Reproduce only this span: the line containing "Output the Python", the line containing "2.20, 1.466, 1.78]", and every line between them, all exactly as given.
──────── Extracted entries ────────
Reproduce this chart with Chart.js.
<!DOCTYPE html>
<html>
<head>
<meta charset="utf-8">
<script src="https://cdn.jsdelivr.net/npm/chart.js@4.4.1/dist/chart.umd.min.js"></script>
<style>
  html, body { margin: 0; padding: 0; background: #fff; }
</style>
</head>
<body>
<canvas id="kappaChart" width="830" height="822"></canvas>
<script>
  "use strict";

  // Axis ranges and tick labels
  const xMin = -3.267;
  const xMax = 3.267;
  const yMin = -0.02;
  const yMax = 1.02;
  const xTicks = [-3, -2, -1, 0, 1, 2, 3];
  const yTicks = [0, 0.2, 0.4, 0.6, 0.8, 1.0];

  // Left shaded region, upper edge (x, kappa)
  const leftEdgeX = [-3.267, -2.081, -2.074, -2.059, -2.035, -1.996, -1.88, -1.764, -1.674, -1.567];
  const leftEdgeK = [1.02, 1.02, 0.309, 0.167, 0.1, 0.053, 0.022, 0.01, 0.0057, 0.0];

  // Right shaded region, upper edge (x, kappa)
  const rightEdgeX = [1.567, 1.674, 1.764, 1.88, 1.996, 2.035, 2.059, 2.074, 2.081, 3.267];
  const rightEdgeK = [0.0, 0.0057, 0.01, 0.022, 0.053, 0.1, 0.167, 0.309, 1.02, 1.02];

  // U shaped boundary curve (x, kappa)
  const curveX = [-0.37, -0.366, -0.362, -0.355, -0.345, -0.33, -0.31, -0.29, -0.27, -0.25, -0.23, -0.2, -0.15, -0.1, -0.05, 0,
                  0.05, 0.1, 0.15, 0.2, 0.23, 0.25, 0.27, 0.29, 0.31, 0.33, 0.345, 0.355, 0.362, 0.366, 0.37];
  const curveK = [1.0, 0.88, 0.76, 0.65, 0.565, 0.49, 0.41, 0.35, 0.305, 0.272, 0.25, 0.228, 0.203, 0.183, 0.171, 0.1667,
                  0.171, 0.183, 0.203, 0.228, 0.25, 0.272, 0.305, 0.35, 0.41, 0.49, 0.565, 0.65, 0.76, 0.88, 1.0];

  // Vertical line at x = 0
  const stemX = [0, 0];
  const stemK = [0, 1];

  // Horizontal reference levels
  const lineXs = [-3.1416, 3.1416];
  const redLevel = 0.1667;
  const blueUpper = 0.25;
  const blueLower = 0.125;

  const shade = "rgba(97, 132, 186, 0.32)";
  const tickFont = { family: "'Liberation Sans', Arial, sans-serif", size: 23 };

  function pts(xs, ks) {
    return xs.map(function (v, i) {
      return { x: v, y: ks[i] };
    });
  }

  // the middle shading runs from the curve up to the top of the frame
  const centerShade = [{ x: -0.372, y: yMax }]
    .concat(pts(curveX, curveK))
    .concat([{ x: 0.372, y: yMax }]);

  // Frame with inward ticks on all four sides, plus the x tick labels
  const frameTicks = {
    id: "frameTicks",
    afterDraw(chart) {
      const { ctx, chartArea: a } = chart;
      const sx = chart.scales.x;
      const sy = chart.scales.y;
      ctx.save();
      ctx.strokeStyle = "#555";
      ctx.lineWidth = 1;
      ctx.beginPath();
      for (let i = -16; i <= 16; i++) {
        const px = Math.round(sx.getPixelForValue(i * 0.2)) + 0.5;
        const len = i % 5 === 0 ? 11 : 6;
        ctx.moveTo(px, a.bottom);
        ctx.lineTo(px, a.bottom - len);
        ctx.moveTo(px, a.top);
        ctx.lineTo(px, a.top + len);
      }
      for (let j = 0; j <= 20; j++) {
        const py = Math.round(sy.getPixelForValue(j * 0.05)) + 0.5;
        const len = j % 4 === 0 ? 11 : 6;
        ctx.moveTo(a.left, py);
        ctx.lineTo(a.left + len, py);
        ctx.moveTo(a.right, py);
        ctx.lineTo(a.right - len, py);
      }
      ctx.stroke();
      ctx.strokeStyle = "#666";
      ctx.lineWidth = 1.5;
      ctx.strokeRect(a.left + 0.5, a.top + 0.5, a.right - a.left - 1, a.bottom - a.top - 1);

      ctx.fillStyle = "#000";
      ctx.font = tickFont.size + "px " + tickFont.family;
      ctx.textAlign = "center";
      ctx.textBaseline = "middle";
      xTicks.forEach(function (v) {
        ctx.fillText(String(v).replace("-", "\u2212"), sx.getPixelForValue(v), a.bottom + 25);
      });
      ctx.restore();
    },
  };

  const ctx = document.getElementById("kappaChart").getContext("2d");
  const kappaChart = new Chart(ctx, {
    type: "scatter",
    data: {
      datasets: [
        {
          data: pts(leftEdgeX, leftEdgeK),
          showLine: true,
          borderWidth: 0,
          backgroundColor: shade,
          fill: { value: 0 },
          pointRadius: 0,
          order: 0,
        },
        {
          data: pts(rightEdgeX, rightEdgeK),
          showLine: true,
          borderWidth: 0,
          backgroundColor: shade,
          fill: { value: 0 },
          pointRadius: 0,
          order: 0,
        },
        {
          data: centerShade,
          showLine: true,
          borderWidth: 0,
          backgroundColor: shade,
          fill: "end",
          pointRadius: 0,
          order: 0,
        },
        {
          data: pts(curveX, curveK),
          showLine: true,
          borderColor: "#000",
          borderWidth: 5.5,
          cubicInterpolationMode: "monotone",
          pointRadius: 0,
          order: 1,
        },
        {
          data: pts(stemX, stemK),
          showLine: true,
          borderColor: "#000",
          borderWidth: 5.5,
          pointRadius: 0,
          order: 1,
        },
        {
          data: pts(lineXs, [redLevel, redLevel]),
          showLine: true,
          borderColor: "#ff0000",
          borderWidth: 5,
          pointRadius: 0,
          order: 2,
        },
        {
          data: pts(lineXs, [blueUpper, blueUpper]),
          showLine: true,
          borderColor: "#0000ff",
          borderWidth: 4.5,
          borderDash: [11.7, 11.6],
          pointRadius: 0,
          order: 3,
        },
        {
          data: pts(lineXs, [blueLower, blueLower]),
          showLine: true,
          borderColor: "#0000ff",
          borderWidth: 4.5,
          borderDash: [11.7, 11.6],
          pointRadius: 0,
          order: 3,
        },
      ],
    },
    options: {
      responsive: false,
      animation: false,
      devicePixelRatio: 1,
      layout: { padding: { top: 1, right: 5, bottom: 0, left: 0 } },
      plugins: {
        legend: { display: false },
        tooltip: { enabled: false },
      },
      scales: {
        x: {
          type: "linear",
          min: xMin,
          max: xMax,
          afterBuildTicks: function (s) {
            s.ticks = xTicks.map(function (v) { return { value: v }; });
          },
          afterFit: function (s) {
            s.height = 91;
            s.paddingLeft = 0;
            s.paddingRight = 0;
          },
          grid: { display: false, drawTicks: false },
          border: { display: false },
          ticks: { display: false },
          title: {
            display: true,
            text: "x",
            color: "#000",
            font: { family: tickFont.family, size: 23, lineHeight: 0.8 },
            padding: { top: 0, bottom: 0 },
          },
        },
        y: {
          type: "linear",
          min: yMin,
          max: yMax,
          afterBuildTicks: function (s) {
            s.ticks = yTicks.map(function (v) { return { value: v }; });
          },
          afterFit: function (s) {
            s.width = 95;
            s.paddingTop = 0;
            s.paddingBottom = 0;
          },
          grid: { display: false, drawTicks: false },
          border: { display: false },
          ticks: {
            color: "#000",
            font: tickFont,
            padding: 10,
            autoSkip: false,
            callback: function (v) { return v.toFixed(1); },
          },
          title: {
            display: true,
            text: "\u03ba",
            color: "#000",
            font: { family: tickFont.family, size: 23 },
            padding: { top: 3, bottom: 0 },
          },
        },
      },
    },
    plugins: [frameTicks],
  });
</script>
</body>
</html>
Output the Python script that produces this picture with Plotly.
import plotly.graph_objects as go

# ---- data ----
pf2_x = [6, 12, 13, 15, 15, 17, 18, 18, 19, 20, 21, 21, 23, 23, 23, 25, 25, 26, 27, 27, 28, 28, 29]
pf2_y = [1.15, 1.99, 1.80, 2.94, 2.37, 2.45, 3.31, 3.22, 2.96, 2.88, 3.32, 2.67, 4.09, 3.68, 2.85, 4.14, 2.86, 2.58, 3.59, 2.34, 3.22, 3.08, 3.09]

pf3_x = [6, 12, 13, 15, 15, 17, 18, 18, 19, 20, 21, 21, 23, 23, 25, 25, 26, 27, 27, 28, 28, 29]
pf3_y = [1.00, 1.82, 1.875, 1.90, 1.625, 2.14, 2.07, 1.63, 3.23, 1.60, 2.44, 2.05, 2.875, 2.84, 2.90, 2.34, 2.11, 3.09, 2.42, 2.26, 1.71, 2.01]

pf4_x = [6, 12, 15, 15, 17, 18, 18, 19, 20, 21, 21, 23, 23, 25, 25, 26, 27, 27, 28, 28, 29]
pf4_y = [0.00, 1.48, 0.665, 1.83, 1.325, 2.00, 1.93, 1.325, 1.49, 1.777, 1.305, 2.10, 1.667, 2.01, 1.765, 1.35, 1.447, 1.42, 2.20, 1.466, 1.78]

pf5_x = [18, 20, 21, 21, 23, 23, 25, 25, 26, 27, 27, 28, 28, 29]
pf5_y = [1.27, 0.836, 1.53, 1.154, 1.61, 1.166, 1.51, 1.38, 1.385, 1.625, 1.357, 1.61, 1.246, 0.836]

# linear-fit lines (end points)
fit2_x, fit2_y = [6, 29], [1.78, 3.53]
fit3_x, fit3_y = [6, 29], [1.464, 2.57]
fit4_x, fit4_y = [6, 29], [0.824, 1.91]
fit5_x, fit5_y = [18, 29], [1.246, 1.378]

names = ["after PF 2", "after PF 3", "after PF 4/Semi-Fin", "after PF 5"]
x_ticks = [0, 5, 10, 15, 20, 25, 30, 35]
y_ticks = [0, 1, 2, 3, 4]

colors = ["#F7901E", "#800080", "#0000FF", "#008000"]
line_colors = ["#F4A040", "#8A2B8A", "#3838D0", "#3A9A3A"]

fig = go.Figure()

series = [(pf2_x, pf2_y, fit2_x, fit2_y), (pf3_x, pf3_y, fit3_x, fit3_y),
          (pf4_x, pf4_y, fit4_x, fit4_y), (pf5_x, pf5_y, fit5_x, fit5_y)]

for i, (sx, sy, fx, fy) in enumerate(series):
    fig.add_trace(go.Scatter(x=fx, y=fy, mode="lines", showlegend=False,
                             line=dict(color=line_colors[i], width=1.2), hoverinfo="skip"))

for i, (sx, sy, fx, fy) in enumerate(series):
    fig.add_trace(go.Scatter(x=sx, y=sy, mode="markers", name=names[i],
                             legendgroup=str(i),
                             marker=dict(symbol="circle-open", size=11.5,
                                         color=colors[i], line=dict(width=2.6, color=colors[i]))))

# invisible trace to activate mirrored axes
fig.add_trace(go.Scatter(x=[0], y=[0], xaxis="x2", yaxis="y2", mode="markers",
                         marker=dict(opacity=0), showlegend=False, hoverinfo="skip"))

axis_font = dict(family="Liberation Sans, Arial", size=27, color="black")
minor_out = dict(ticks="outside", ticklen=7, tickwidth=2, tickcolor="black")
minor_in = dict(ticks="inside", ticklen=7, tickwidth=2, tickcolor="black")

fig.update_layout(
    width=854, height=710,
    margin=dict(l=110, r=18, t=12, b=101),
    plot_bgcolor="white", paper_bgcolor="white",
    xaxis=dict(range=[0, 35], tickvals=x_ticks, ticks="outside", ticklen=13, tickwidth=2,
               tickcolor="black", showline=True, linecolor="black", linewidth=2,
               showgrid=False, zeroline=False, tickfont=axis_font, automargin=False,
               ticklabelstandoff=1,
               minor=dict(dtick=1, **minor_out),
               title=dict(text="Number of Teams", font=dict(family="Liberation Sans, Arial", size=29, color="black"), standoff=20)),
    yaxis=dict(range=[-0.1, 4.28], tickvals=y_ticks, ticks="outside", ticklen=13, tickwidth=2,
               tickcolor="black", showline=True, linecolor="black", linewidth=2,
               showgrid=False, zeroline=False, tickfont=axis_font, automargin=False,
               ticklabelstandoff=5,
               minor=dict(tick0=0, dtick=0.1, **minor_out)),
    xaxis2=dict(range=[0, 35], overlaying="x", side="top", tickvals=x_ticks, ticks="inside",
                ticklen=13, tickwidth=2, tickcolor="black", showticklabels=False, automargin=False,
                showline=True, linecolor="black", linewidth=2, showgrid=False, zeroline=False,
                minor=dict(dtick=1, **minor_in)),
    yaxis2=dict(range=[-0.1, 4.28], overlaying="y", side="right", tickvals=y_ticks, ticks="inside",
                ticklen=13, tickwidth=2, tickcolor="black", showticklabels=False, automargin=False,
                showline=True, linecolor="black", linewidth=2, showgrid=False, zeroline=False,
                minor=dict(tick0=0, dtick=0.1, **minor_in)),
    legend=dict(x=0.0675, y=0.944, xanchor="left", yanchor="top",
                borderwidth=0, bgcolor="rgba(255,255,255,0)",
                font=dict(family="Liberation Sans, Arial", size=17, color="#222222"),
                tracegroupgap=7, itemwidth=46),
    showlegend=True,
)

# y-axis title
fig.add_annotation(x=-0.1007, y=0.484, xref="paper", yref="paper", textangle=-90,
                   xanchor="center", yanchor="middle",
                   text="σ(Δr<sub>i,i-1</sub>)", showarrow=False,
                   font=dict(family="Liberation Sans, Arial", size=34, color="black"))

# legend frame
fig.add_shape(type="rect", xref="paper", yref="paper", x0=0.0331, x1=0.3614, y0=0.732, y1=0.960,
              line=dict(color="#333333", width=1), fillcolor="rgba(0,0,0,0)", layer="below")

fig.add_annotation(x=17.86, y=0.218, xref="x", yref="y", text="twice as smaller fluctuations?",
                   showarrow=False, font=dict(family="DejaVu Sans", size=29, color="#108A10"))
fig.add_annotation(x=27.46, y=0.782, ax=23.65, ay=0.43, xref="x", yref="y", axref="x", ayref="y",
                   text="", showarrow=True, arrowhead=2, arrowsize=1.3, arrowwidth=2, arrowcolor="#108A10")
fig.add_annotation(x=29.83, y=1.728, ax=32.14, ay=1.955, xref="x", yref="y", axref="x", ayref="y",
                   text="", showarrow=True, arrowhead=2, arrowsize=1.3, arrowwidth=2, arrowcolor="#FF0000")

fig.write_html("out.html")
────────
Exercise output =
Output the Python script that produces this picture with Plotly.
import plotly.graph_objects as go

# ---- data ----
pf2_x = [6, 12, 13, 15, 15, 17, 18, 18, 19, 20, 21, 21, 23, 23, 23, 25, 25, 26, 27, 27, 28, 28, 29]
pf2_y = [1.15, 1.99, 1.80, 2.94, 2.37, 2.45, 3.31, 3.22, 2.96, 2.88, 3.32, 2.67, 4.09, 3.68, 2.85, 4.14, 2.86, 2.58, 3.59, 2.34, 3.22, 3.08, 3.09]

pf3_x = [6, 12, 13, 15, 15, 17, 18, 18, 19, 20, 21, 21, 23, 23, 25, 25, 26, 27, 27, 28, 28, 29]
pf3_y = [1.00, 1.82, 1.875, 1.90, 1.625, 2.14, 2.07, 1.63, 3.23, 1.60, 2.44, 2.05, 2.875, 2.84, 2.90, 2.34, 2.11, 3.09, 2.42, 2.26, 1.71, 2.01]

pf4_x = [6, 12, 15, 15, 17, 18, 18, 19, 20, 21, 21, 23, 23, 25, 25, 26, 27, 27, 28, 28, 29]
pf4_y = [0.00, 1.48, 0.665, 1.83, 1.325, 2.00, 1.93, 1.325, 1.49, 1.777, 1.305, 2.10, 1.667, 2.01, 1.765, 1.35, 1.447, 1.42, 2.20, 1.466, 1.78]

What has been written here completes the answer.